Food Engineering

Gold nanoparticles detect melamine in milk

May 3, 2010
This quick and efficient detection method can render visual results, which can be confirmed by spectrophotometry.

Visual color and turbidity changes of gold nanoparticles resulted from different concentrations of melamine (decreasing from left to right). Source: Fang Wei, University of California, Los Angeles, and Na Li, University of Miami.
Melamine detection has required the use of expensive spectrophotometric equipment, and until melamine was first suspected in contaminated pet food and dairy products in 2007 and 2008 respectively, no procedures existed for finding its presence using lab equipment and software.

A new method of melamine detection, developed by University of Miami College of Engineering Assistant Professor Na Li and her colleagues, reveals the presence of melamine in a product visually in solution as the color turns from red to blue. Spectrophotometric equipment can also be used to verify the test, which takes seconds.

Li’s new method, which has been published in Applied Physics Letters, is entitled “Rapid Detection of Melamine in Whole Milk Mediated by Unmodified Gold Nanoparticles.” The study develops a facile and accurate approach to detection of melamine using gold nanoparticles and a dual-color precipitation test. The complete detection method can be performed in less than 15 minutes.

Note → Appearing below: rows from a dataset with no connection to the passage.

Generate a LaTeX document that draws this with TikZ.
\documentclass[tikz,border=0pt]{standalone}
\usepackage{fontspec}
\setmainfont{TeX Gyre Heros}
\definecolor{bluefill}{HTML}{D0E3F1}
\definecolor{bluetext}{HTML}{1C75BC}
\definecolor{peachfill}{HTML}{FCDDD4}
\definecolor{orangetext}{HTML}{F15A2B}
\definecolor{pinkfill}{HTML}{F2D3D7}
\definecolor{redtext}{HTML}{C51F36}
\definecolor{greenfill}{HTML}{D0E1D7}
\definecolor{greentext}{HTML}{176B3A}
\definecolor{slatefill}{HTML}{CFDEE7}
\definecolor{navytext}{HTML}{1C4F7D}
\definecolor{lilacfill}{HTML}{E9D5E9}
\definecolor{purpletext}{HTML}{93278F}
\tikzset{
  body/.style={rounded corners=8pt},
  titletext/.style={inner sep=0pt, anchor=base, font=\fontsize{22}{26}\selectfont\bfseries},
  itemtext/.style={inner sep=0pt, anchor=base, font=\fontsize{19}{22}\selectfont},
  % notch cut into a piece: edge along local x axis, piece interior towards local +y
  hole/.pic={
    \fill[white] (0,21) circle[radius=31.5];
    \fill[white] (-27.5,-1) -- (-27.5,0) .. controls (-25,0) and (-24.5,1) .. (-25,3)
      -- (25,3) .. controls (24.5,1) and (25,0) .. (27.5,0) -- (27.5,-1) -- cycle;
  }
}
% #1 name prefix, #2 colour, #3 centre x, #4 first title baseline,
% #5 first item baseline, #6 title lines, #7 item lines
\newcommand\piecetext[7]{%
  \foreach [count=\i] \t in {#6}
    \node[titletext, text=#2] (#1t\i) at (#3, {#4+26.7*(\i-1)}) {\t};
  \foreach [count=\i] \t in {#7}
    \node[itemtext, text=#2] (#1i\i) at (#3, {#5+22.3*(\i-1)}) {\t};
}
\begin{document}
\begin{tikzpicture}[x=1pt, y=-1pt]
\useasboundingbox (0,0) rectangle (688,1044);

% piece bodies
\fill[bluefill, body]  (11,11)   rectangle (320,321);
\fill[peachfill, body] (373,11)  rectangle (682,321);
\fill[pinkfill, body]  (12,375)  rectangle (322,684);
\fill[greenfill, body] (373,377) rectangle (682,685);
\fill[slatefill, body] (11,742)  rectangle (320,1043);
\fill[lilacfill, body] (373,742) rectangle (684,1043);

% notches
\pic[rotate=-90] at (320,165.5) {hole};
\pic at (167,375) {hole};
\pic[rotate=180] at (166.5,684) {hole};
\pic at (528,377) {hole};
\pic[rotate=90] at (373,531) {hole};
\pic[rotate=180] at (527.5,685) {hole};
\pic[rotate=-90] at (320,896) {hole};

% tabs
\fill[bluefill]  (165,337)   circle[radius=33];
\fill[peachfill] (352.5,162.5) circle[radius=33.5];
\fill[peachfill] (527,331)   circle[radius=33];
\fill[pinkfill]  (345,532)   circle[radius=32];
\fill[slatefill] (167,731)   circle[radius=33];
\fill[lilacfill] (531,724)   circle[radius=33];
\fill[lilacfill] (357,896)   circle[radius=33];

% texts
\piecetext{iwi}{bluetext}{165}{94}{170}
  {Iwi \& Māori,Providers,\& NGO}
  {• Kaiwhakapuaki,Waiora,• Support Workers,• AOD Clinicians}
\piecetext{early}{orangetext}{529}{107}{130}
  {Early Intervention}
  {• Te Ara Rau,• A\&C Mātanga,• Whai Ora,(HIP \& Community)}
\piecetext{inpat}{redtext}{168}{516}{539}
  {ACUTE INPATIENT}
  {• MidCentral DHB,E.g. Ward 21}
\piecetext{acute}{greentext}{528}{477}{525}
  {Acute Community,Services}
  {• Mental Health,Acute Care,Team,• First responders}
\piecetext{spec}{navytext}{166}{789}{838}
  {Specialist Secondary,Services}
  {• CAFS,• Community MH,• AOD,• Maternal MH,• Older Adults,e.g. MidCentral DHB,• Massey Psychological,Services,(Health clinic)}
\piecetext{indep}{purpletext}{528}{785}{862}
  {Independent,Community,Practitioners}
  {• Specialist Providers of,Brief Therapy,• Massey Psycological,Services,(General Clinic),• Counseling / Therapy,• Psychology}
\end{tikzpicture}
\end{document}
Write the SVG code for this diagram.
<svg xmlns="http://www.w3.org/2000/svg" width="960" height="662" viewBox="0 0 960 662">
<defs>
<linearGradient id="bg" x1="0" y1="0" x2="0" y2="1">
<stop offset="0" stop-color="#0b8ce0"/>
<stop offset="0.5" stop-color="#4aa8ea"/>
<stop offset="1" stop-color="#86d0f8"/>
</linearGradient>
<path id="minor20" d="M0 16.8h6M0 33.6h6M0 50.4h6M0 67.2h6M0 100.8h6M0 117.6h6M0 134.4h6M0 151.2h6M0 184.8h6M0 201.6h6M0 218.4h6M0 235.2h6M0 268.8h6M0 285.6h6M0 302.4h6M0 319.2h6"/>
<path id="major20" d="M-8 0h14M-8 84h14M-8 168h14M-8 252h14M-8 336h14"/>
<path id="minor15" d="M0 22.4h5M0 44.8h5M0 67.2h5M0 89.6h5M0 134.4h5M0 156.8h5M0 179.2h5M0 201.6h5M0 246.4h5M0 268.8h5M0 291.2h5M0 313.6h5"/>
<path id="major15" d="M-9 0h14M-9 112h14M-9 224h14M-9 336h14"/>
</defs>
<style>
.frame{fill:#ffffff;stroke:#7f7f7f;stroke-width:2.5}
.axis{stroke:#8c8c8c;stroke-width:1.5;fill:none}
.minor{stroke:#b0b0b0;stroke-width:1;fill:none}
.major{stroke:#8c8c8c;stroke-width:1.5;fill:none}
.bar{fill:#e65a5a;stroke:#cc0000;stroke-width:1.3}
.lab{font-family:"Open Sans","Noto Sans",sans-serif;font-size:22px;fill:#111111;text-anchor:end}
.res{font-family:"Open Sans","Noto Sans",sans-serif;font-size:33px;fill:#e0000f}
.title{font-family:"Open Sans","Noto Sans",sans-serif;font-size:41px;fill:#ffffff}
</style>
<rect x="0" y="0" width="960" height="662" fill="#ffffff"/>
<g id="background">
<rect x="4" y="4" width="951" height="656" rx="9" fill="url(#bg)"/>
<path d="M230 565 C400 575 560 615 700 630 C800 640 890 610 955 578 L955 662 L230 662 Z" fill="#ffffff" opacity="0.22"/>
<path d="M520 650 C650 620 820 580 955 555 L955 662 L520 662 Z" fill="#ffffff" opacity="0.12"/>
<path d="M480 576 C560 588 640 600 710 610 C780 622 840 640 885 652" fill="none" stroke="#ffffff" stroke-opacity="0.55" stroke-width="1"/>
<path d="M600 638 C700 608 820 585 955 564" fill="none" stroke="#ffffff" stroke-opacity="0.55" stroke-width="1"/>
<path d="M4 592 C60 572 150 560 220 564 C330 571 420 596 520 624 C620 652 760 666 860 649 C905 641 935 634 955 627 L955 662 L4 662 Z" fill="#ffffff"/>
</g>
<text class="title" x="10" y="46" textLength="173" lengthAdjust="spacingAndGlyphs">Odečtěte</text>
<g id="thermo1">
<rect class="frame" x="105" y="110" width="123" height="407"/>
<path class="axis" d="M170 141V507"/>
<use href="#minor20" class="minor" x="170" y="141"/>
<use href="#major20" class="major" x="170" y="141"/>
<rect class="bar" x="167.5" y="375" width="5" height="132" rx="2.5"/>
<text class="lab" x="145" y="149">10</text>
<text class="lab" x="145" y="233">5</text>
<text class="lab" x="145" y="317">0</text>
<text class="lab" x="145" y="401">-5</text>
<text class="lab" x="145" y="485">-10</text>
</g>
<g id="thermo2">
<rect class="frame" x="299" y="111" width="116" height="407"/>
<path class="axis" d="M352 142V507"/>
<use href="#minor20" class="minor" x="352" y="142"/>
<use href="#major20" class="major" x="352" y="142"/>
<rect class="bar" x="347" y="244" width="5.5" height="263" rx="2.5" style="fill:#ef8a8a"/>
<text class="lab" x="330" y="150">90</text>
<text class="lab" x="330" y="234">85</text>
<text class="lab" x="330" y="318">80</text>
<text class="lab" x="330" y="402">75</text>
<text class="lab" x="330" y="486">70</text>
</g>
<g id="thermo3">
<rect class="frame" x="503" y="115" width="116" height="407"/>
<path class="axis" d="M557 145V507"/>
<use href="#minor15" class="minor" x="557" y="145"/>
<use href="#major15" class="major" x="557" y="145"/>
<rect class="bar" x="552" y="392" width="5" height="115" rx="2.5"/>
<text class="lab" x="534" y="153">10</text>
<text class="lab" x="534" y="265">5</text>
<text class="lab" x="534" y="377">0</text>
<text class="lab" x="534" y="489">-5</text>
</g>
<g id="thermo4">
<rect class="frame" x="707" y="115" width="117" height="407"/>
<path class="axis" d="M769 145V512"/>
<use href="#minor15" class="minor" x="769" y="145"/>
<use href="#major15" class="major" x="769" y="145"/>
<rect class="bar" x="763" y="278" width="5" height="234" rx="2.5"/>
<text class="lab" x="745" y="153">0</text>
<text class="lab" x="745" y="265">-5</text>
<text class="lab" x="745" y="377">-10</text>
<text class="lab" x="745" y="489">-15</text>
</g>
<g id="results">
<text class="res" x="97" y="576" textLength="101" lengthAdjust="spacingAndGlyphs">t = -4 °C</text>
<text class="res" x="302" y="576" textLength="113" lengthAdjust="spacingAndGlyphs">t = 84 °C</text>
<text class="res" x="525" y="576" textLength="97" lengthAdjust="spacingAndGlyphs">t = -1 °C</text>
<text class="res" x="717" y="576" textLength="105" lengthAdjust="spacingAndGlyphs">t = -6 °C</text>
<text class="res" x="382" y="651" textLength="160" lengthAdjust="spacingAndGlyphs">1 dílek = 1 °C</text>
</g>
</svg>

The fist step is to separate the casein-based milk component, which can interfere with melamine detection. Next, gold nanoparticles are added to the solution. The interaction between the gold nanoparticles and melamine causes a dramatic color change of the solution within seconds, from red to blue, indicating the presence of melamine. Melamine can be measured both by visual inspection and spectrophotometry.

“Our method provides not only an alternative method to the current lab based detection, but also a way for early screening of milk, especially for field work and for developing countries,” says Fang Wei, staff research associate in the Department of Mechanical and Aerospace Engineering, at the University of California, Los Angeles and first author of the study.